一、解析操作
1. 使用xpath解析数据
-
response.xpath()
: xpath返回的是一个列表, 但是列表元素一定是Selector类型的对象 -
extract()
: 可以将Selector对象中data参数存储的字符串提取出来, 列表嗲用了extract之后, 则表示将列表中每一个Selector对象中data对应的字符串提取了出来
二、持久化存储
1.基于终端指令
只可以将parse方法的返回值存储到本地的文本文件中
- 使用命令 :
scrapy crawl 项目名称 -o ./文件名.csv
将文件存储到本地
import scrapy
class QiubaiproSpider(scrapy.Spider):
name = 'qiubaiPro'
# allowed_domains = ['www.xxx.com']
start_urls = ['https://www.qiushibaike.com/text/']
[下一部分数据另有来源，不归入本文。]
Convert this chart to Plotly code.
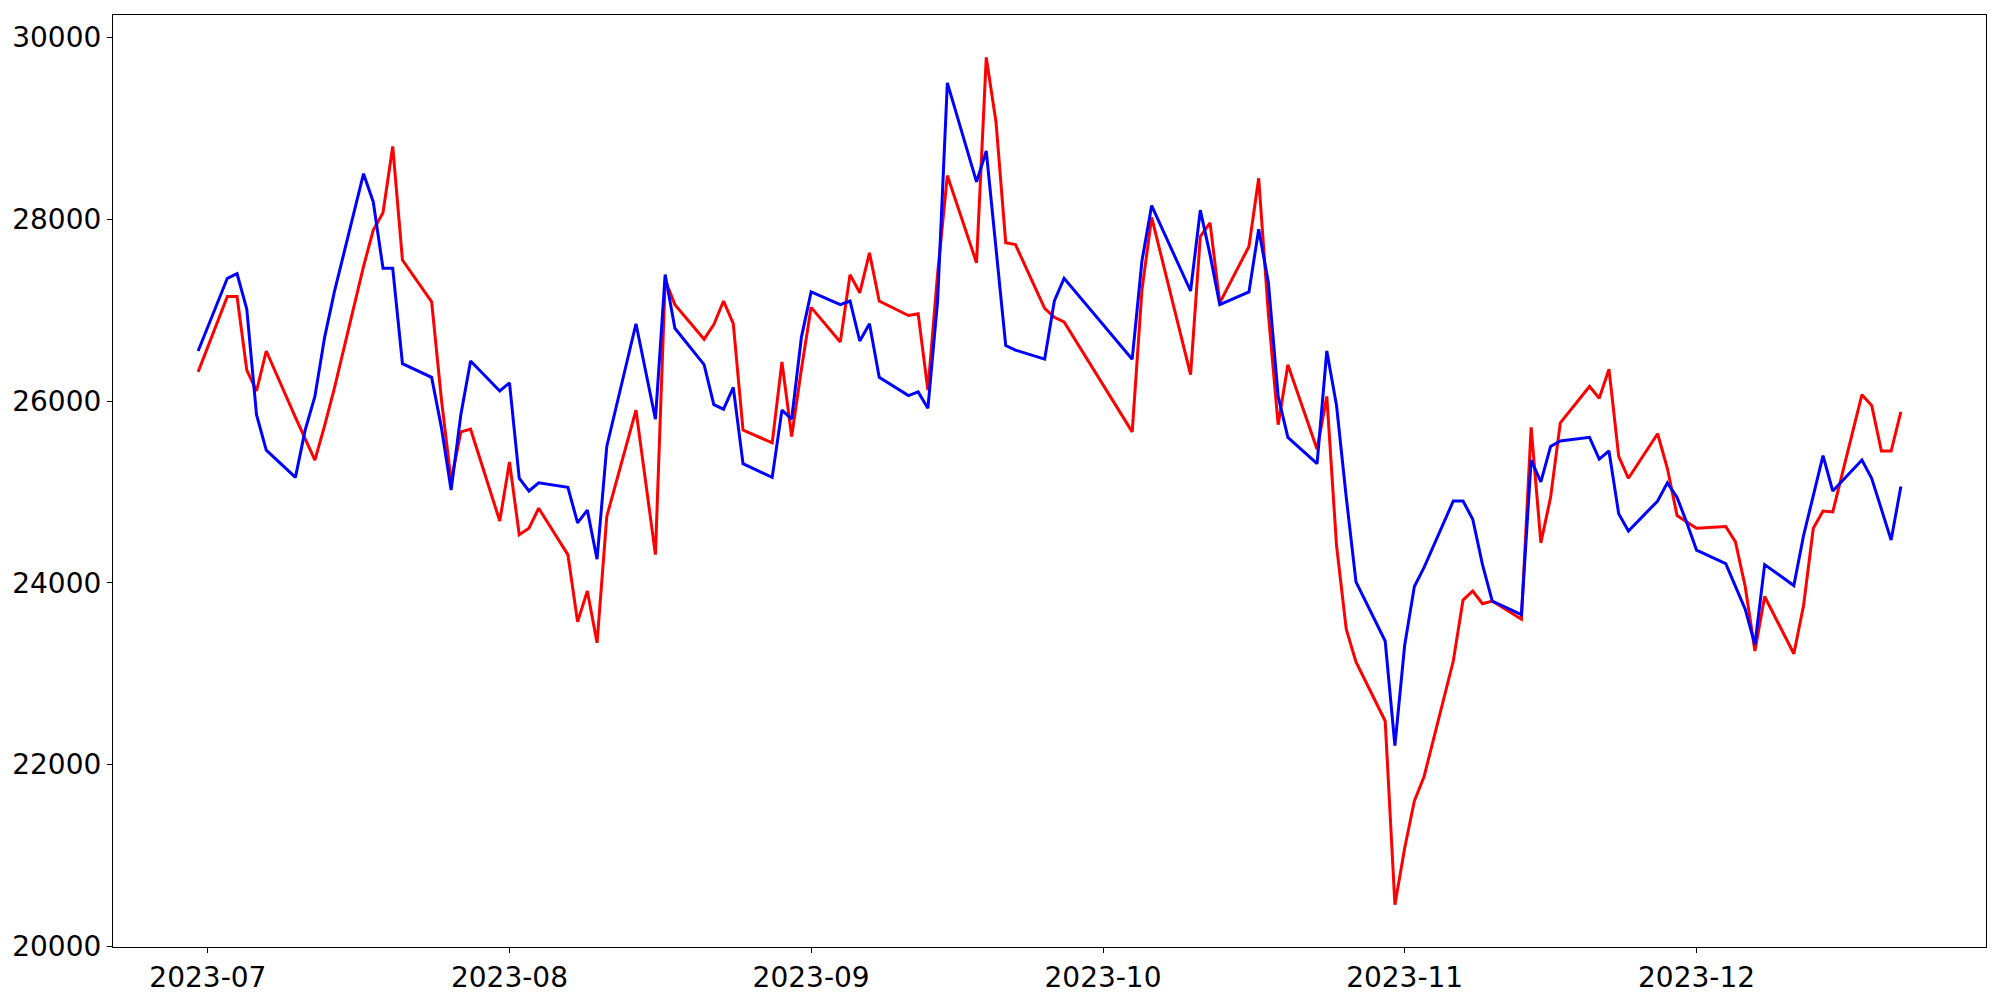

def parse(self, response):
joke_list = response.xpath("//div[contains(@class, 'article block')]")
all_dic = []
for joke in joke_list:
author = joke.xpath("./div/a[2]/h2/text()")[0].extract()
print(author)
content = joke.xpath(".//div[@class='content']/span/text()").extract()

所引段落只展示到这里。